• Work to complete
Please, without the pictures, retype exactly the lines from the start of the material through the line that holds "81, 84, 84, 82, 77, 71, 63, 52, 39, 22, 2]".
* start *
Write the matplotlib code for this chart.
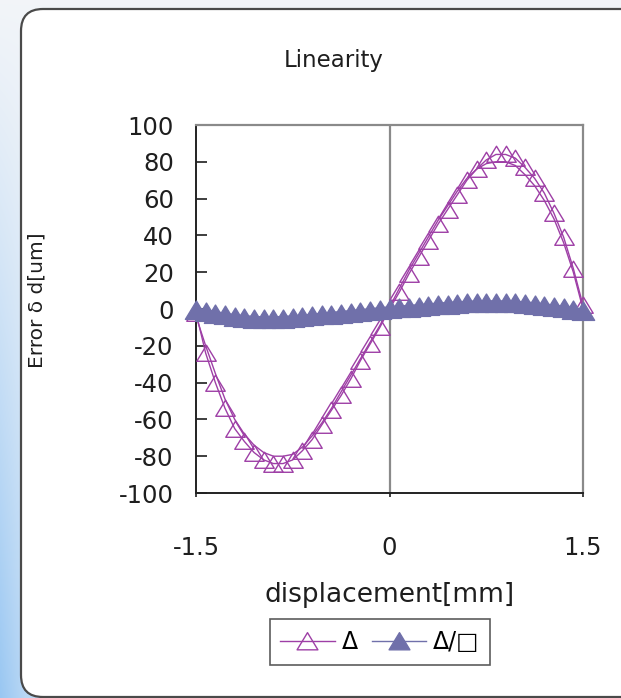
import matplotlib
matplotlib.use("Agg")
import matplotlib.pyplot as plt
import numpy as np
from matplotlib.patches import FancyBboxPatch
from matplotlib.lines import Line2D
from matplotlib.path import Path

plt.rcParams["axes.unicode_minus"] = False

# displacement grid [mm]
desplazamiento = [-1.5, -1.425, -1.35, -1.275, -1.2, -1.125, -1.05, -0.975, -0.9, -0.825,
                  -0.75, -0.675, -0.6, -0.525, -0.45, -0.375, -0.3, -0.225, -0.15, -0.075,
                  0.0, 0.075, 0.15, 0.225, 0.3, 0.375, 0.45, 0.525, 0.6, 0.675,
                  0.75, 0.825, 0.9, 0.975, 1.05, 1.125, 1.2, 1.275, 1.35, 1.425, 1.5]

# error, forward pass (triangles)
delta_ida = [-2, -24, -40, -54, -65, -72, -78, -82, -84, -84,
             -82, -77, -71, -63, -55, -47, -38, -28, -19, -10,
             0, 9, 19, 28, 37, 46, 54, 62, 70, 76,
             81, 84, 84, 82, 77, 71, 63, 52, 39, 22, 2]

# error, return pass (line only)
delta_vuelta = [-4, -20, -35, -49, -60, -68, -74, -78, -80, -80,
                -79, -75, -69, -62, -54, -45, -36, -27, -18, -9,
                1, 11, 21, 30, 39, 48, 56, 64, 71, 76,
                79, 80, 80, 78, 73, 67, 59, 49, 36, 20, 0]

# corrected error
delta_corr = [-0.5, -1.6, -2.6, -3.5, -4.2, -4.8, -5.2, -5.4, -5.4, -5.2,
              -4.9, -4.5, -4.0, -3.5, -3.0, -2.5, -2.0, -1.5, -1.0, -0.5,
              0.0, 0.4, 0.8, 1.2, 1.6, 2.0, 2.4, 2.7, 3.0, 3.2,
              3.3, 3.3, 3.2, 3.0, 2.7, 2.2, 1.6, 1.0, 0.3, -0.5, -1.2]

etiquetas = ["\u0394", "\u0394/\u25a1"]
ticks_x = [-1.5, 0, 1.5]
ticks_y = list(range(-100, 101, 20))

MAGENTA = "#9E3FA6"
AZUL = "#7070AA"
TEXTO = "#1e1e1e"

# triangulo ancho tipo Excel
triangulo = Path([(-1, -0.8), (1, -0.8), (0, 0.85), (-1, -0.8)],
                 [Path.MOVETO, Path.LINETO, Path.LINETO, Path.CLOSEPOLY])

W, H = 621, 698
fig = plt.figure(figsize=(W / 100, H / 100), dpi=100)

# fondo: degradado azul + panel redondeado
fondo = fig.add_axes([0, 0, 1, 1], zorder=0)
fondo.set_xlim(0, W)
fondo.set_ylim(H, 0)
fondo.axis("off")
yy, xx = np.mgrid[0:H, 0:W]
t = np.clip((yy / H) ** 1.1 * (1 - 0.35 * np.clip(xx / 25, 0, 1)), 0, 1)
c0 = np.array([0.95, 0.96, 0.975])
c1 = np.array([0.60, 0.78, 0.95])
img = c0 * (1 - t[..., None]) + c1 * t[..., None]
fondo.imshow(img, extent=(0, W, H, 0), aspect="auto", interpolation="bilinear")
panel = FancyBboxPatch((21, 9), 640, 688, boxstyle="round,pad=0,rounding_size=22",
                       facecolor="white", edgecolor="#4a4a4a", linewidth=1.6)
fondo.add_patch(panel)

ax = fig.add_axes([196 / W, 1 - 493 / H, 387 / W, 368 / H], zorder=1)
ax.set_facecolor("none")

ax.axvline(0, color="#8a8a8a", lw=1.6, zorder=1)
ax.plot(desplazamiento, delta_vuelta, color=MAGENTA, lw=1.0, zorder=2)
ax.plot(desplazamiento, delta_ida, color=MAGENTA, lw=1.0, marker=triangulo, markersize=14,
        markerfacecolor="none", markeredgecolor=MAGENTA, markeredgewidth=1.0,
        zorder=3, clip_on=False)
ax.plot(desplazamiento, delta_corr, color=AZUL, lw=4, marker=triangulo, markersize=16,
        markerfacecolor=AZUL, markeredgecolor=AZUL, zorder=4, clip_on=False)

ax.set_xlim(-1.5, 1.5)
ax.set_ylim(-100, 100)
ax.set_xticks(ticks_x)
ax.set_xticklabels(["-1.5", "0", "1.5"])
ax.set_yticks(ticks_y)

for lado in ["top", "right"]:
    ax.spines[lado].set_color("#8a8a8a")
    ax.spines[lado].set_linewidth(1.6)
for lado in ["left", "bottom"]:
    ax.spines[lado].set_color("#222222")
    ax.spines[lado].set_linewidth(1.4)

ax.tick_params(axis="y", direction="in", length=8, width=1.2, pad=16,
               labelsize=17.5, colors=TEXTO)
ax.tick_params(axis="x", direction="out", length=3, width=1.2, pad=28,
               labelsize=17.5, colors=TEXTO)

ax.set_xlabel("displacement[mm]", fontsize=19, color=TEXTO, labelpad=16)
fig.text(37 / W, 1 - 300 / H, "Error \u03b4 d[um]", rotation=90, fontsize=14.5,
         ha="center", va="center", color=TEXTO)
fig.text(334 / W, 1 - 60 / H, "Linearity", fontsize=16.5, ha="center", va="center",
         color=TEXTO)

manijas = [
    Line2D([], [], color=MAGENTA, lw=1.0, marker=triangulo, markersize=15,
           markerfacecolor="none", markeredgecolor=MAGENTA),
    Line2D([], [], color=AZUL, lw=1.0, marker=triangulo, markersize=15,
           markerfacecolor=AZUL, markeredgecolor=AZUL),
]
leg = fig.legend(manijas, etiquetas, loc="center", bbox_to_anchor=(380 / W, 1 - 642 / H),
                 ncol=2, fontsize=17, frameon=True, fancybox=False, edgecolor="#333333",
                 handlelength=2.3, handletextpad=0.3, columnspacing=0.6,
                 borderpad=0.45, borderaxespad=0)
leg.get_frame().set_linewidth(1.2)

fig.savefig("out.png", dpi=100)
* end *
• Response
Write the matplotlib code for this chart.
import matplotlib
matplotlib.use("Agg")
import matplotlib.pyplot as plt
import numpy as np
from matplotlib.patches import FancyBboxPatch
from matplotlib.lines import Line2D
from matplotlib.path import Path

plt.rcParams["axes.unicode_minus"] = False

# displacement grid [mm]
desplazamiento = [-1.5, -1.425, -1.35, -1.275, -1.2, -1.125, -1.05, -0.975, -0.9, -0.825,
                  -0.75, -0.675, -0.6, -0.525, -0.45, -0.375, -0.3, -0.225, -0.15, -0.075,
                  0.0, 0.075, 0.15, 0.225, 0.3, 0.375, 0.45, 0.525, 0.6, 0.675,
                  0.75, 0.825, 0.9, 0.975, 1.05, 1.125, 1.2, 1.275, 1.35, 1.425, 1.5]

# error, forward pass (triangles)
delta_ida = [-2, -24, -40, -54, -65, -72, -78, -82, -84, -84,
             -82, -77, -71, -63, -55, -47, -38, -28, -19, -10,
             0, 9, 19, 28, 37, 46, 54, 62, 70, 76,
             81, 84, 84, 82, 77, 71, 63, 52, 39, 22, 2]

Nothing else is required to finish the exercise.